WORK REQUIRED:
Calculate how many lines in the following records hold the word "this", and report that number without comment.

══════════════════════════════

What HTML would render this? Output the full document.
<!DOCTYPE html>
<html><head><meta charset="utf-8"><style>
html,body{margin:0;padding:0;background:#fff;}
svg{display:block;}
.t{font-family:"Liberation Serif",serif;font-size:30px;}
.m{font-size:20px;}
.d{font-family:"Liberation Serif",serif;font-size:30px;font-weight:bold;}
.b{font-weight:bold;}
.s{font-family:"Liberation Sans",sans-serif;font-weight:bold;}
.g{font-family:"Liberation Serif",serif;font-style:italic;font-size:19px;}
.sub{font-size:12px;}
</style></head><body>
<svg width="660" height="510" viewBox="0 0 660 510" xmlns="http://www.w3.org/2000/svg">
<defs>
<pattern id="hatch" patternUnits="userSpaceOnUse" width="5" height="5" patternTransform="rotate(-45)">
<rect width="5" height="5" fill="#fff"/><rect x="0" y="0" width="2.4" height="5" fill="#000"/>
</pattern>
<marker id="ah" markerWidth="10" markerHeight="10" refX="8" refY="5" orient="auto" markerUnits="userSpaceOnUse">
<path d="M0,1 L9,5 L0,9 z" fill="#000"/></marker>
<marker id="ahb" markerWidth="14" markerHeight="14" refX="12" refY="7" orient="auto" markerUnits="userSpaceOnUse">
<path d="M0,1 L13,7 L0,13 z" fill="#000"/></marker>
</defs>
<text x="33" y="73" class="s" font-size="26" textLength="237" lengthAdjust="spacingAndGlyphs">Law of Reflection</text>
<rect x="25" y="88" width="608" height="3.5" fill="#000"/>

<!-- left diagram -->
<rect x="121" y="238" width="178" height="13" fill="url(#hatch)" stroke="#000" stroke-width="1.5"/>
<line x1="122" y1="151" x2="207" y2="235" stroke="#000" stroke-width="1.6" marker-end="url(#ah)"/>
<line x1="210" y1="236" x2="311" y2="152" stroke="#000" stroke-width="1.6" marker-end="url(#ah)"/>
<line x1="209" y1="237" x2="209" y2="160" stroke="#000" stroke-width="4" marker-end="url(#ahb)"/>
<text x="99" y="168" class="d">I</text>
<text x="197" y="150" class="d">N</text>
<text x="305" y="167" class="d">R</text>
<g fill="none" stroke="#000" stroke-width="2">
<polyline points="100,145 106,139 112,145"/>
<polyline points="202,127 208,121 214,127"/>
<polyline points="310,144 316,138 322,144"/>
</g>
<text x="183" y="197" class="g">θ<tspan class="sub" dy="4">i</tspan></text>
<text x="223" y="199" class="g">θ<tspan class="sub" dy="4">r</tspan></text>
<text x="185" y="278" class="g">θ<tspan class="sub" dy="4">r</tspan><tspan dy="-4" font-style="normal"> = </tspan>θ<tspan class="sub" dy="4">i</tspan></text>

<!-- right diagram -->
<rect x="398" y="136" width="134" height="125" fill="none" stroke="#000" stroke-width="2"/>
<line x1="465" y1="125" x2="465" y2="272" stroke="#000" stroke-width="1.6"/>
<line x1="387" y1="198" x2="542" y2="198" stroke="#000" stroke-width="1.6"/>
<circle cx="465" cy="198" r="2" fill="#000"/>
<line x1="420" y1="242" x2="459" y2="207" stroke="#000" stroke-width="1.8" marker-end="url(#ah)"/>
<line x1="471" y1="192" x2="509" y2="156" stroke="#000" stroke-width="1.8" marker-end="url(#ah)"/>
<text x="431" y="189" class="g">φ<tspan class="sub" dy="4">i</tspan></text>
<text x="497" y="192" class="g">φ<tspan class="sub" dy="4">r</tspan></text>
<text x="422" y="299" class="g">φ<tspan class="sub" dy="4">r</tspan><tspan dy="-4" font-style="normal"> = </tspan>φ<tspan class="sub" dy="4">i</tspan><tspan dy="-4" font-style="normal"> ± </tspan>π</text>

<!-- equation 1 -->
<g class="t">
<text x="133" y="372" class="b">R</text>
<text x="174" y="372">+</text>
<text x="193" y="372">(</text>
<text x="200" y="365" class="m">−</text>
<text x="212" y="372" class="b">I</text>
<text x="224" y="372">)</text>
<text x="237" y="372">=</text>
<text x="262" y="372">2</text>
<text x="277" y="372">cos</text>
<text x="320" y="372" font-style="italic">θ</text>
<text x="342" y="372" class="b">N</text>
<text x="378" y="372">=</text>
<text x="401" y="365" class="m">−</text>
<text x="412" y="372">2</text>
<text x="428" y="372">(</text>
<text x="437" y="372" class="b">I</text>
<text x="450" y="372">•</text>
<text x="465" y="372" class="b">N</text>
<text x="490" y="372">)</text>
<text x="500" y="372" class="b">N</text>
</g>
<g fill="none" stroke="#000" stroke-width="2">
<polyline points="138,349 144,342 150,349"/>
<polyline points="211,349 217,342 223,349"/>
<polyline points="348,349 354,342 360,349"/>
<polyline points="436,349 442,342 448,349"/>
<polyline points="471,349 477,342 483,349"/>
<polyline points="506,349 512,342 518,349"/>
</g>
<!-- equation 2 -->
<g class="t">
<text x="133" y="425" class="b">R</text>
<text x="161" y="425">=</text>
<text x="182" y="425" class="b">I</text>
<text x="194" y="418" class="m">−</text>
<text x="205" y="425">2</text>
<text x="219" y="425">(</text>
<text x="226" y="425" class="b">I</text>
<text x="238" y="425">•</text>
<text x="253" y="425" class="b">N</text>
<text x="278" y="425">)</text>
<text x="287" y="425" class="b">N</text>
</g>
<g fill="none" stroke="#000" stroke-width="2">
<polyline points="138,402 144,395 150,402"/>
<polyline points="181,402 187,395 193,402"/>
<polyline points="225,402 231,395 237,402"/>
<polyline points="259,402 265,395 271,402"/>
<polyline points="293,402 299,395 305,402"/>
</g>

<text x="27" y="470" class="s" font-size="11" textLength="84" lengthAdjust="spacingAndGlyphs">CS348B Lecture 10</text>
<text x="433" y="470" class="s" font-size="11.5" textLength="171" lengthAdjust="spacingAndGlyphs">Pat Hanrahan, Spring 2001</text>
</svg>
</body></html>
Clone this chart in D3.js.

══════════════════════════════

SOLUTION TO THE PROBLEM:
2